WHAT TO PRODUCE: Quote every line as written. Omit pictures.

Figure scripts
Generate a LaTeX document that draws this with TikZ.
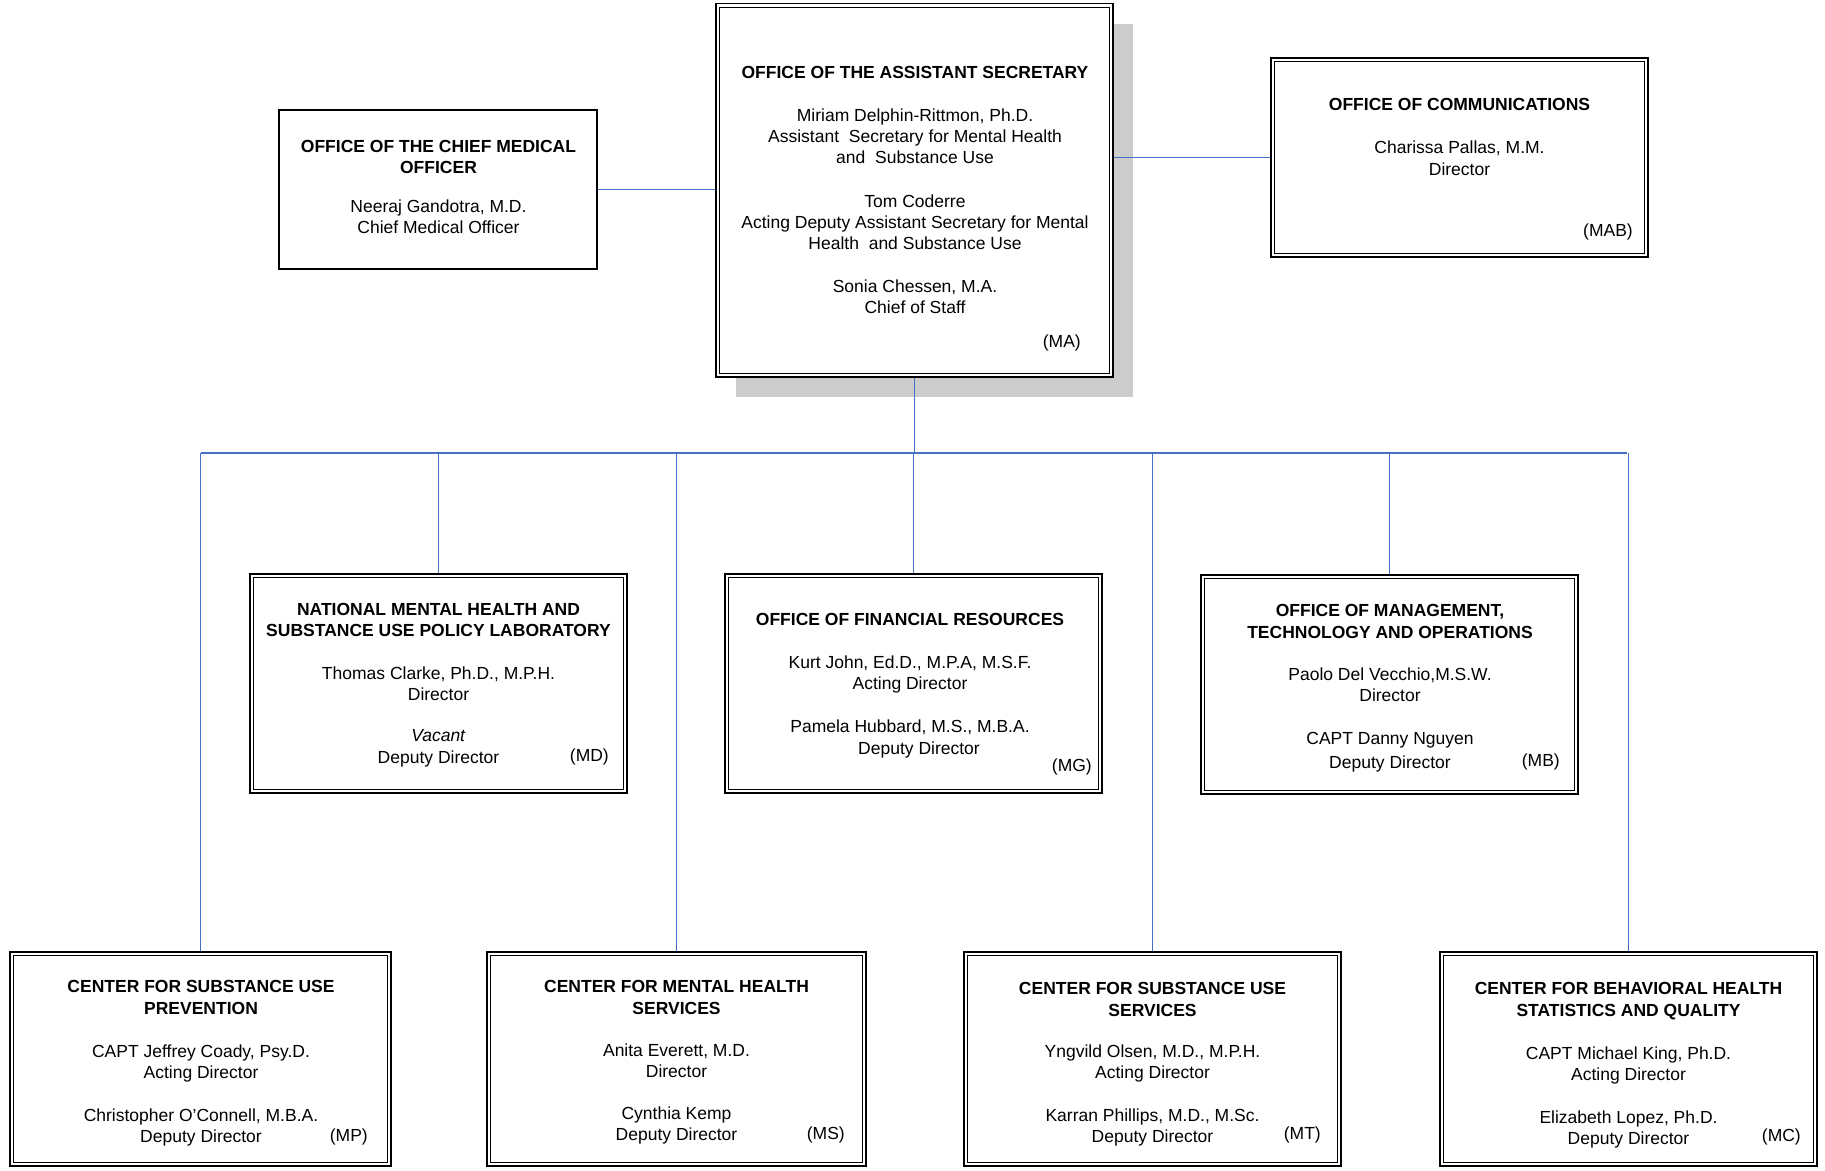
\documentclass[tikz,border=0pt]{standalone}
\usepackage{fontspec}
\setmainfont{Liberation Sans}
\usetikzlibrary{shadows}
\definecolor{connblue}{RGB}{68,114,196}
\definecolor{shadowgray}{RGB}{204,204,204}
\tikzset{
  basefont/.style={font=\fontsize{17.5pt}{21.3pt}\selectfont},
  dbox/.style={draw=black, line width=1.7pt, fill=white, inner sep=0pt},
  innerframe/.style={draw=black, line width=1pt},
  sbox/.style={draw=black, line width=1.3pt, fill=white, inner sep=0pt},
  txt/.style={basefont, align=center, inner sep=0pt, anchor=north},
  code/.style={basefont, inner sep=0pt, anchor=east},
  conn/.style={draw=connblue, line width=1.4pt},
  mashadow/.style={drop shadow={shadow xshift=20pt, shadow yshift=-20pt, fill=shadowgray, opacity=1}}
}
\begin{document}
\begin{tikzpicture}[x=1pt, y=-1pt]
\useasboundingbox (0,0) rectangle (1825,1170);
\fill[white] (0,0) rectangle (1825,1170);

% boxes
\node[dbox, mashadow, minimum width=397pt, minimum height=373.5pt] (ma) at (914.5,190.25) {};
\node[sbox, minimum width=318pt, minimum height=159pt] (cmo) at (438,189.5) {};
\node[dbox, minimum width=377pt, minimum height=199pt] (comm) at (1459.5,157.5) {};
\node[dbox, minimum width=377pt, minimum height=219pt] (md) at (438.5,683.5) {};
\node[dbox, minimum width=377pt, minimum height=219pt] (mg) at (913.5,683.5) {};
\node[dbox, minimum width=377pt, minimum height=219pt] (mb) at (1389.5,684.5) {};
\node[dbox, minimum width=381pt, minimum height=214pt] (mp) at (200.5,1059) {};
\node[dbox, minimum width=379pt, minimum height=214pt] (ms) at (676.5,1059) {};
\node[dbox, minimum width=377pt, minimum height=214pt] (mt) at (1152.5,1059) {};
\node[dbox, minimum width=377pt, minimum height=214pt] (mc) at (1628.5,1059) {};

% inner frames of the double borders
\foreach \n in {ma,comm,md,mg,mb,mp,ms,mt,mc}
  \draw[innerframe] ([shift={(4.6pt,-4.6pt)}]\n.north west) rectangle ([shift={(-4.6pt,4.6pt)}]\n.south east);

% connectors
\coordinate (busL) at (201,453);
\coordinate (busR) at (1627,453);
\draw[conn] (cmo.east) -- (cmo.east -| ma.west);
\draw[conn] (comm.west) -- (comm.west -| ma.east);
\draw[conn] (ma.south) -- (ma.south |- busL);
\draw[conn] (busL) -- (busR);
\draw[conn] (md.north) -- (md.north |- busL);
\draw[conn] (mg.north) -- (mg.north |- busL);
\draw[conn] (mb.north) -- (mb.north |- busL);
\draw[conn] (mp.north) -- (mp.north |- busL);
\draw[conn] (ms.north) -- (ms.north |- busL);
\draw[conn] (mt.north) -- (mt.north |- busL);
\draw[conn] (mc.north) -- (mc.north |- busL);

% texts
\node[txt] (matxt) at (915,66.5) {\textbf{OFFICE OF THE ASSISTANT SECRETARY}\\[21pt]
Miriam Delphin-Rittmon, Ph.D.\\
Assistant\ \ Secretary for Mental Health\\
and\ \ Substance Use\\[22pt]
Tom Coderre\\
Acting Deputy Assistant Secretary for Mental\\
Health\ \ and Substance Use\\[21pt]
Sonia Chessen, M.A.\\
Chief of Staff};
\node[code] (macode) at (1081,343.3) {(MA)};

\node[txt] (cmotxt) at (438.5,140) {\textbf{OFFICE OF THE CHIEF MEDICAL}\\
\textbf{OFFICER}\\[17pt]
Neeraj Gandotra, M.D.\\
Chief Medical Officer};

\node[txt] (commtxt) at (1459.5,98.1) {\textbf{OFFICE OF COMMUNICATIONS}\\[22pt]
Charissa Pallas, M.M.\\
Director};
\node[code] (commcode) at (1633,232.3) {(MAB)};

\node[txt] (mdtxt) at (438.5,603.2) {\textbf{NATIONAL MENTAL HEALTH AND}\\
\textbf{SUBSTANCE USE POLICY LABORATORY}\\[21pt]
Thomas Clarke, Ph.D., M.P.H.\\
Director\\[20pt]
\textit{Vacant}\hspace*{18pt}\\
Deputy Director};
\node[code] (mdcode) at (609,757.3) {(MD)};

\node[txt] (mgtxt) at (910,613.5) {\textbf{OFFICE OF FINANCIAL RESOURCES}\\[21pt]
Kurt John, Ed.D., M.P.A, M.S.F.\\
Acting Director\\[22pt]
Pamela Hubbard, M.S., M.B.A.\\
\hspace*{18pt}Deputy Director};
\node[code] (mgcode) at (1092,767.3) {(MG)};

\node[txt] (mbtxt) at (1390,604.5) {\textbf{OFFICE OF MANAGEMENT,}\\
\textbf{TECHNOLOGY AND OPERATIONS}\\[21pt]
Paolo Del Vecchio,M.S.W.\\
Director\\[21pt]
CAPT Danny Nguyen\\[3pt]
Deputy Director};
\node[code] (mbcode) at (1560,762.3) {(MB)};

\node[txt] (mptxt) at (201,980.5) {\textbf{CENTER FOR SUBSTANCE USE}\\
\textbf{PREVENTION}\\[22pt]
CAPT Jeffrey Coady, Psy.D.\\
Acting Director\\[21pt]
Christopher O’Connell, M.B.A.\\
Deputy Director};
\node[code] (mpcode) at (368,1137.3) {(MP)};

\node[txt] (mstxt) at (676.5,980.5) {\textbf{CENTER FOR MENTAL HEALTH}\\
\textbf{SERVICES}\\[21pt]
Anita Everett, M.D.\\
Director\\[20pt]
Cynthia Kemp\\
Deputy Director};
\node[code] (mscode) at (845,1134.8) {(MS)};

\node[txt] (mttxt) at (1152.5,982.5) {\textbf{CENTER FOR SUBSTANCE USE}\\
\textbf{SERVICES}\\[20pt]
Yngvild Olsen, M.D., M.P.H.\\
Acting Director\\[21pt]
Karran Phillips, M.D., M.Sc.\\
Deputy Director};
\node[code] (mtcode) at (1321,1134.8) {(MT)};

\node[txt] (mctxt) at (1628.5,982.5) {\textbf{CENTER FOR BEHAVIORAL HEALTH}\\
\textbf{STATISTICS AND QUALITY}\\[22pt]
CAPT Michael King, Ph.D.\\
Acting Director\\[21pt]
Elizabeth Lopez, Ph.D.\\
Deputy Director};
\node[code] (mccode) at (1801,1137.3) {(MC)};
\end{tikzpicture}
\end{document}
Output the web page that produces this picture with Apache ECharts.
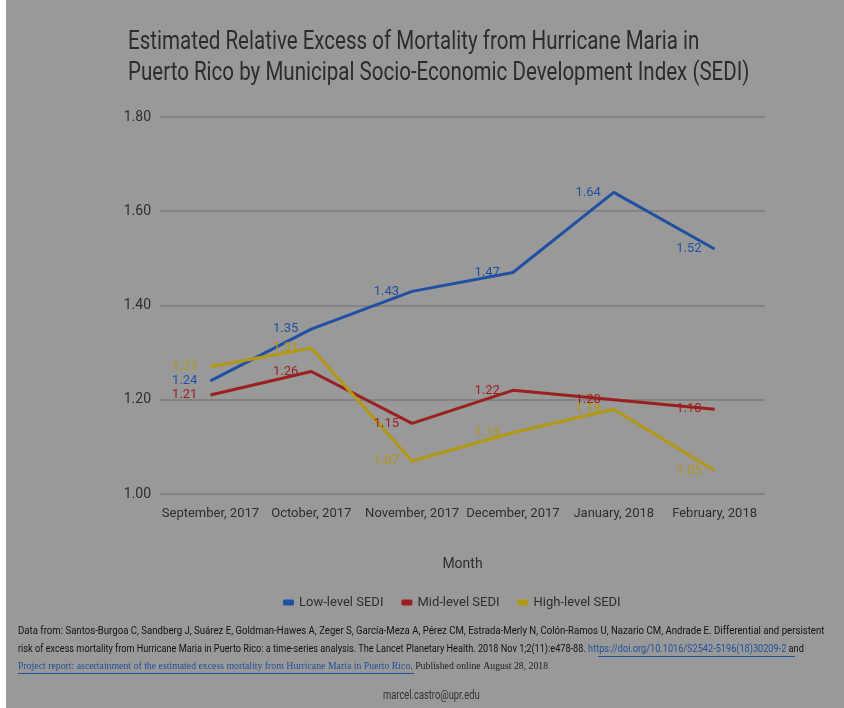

ANSWER BELOW:
Generate a LaTeX document that draws this with TikZ.
\documentclass[tikz,border=0pt]{standalone}
\usepackage{fontspec}
\setmainfont{Liberation Sans}
\usetikzlibrary{shadows}
\definecolor{connblue}{RGB}{68,114,196}
\definecolor{shadowgray}{RGB}{204,204,204}
\tikzset{
  basefont/.style={font=\fontsize{17.5pt}{21.3pt}\selectfont},
  dbox/.style={draw=black, line width=1.7pt, fill=white, inner sep=0pt},
  innerframe/.style={draw=black, line width=1pt},
  sbox/.style={draw=black, line width=1.3pt, fill=white, inner sep=0pt},
  txt/.style={basefont, align=center, inner sep=0pt, anchor=north},
  code/.style={basefont, inner sep=0pt, anchor=east},
  conn/.style={draw=connblue, line width=1.4pt},
  mashadow/.style={drop shadow={shadow xshift=20pt, shadow yshift=-20pt, fill=shadowgray, opacity=1}}
}
\begin{document}
\begin{tikzpicture}[x=1pt, y=-1pt]
\useasboundingbox (0,0) rectangle (1825,1170);
\fill[white] (0,0) rectangle (1825,1170);

% boxes
\node[dbox, mashadow, minimum width=397pt, minimum height=373.5pt] (ma) at (914.5,190.25) {};
\node[sbox, minimum width=318pt, minimum height=159pt] (cmo) at (438,189.5) {};
\node[dbox, minimum width=377pt, minimum height=199pt] (comm) at (1459.5,157.5) {};
\node[dbox, minimum width=377pt, minimum height=219pt] (md) at (438.5,683.5) {};
\node[dbox, minimum width=377pt, minimum height=219pt] (mg) at (913.5,683.5) {};
\node[dbox, minimum width=377pt, minimum height=219pt] (mb) at (1389.5,684.5) {};
\node[dbox, minimum width=381pt, minimum height=214pt] (mp) at (200.5,1059) {};
\node[dbox, minimum width=379pt, minimum height=214pt] (ms) at (676.5,1059) {};
\node[dbox, minimum width=377pt, minimum height=214pt] (mt) at (1152.5,1059) {};
\node[dbox, minimum width=377pt, minimum height=214pt] (mc) at (1628.5,1059) {};

% inner frames of the double borders
\foreach \n in {ma,comm,md,mg,mb,mp,ms,mt,mc}
  \draw[innerframe] ([shift={(4.6pt,-4.6pt)}]\n.north west) rectangle ([shift={(-4.6pt,4.6pt)}]\n.south east);

% connectors
\coordinate (busL) at (201,453);
\coordinate (busR) at (1627,453);
\draw[conn] (cmo.east) -- (cmo.east -| ma.west);
\draw[conn] (comm.west) -- (comm.west -| ma.east);
\draw[conn] (ma.south) -- (ma.south |- busL);
\draw[conn] (busL) -- (busR);
\draw[conn] (md.north) -- (md.north |- busL);
\draw[conn] (mg.north) -- (mg.north |- busL);
\draw[conn] (mb.north) -- (mb.north |- busL);
\draw[conn] (mp.north) -- (mp.north |- busL);
\draw[conn] (ms.north) -- (ms.north |- busL);
\draw[conn] (mt.north) -- (mt.north |- busL);
\draw[conn] (mc.north) -- (mc.north |- busL);

% texts
\node[txt] (matxt) at (915,66.5) {\textbf{OFFICE OF THE ASSISTANT SECRETARY}\\[21pt]
Miriam Delphin-Rittmon, Ph.D.\\
Assistant\ \ Secretary for Mental Health\\
and\ \ Substance Use\\[22pt]
Tom Coderre\\
Acting Deputy Assistant Secretary for Mental\\
Health\ \ and Substance Use\\[21pt]
Sonia Chessen, M.A.\\
Chief of Staff};
\node[code] (macode) at (1081,343.3) {(MA)};

\node[txt] (cmotxt) at (438.5,140) {\textbf{OFFICE OF THE CHIEF MEDICAL}\\
\textbf{OFFICER}\\[17pt]
Neeraj Gandotra, M.D.\\
Chief Medical Officer};

\node[txt] (commtxt) at (1459.5,98.1) {\textbf{OFFICE OF COMMUNICATIONS}\\[22pt]
Charissa Pallas, M.M.\\
Director};
\node[code] (commcode) at (1633,232.3) {(MAB)};

\node[txt] (mdtxt) at (438.5,603.2) {\textbf{NATIONAL MENTAL HEALTH AND}\\
\textbf{SUBSTANCE USE POLICY LABORATORY}\\[21pt]
Thomas Clarke, Ph.D., M.P.H.\\
Director\\[20pt]
\textit{Vacant}\hspace*{18pt}\\
Deputy Director};
\node[code] (mdcode) at (609,757.3) {(MD)};

\node[txt] (mgtxt) at (910,613.5) {\textbf{OFFICE OF FINANCIAL RESOURCES}\\[21pt]
Kurt John, Ed.D., M.P.A, M.S.F.\\
Acting Director\\[22pt]
Pamela Hubbard, M.S., M.B.A.\\
\hspace*{18pt}Deputy Director};
\node[code] (mgcode) at (1092,767.3) {(MG)};

\node[txt] (mbtxt) at (1390,604.5) {\textbf{OFFICE OF MANAGEMENT,}\\
\textbf{TECHNOLOGY AND OPERATIONS}\\[21pt]
Paolo Del Vecchio,M.S.W.\\
Director\\[21pt]
CAPT Danny Nguyen\\[3pt]
Deputy Director};
\node[code] (mbcode) at (1560,762.3) {(MB)};

\node[txt] (mptxt) at (201,980.5) {\textbf{CENTER FOR SUBSTANCE USE}\\
\textbf{PREVENTION}\\[22pt]
CAPT Jeffrey Coady, Psy.D.\\
Acting Director\\[21pt]
Christopher O’Connell, M.B.A.\\
Deputy Director};
\node[code] (mpcode) at (368,1137.3) {(MP)};

\node[txt] (mstxt) at (676.5,980.5) {\textbf{CENTER FOR MENTAL HEALTH}\\
\textbf{SERVICES}\\[21pt]
Anita Everett, M.D.\\
Director\\[20pt]
Cynthia Kemp\\
Deputy Director};
\node[code] (mscode) at (845,1134.8) {(MS)};

\node[txt] (mttxt) at (1152.5,982.5) {\textbf{CENTER FOR SUBSTANCE USE}\\
\textbf{SERVICES}\\[20pt]
Yngvild Olsen, M.D., M.P.H.\\
Acting Director\\[21pt]
Karran Phillips, M.D., M.Sc.\\
Deputy Director};
\node[code] (mtcode) at (1321,1134.8) {(MT)};

\node[txt] (mctxt) at (1628.5,982.5) {\textbf{CENTER FOR BEHAVIORAL HEALTH}\\
\textbf{STATISTICS AND QUALITY}\\[22pt]
CAPT Michael King, Ph.D.\\
Acting Director\\[21pt]
Elizabeth Lopez, Ph.D.\\
Deputy Director};
\node[code] (mccode) at (1801,1137.3) {(MC)};
\end{tikzpicture}
\end{document}
Output the web page that produces this picture with Apache ECharts.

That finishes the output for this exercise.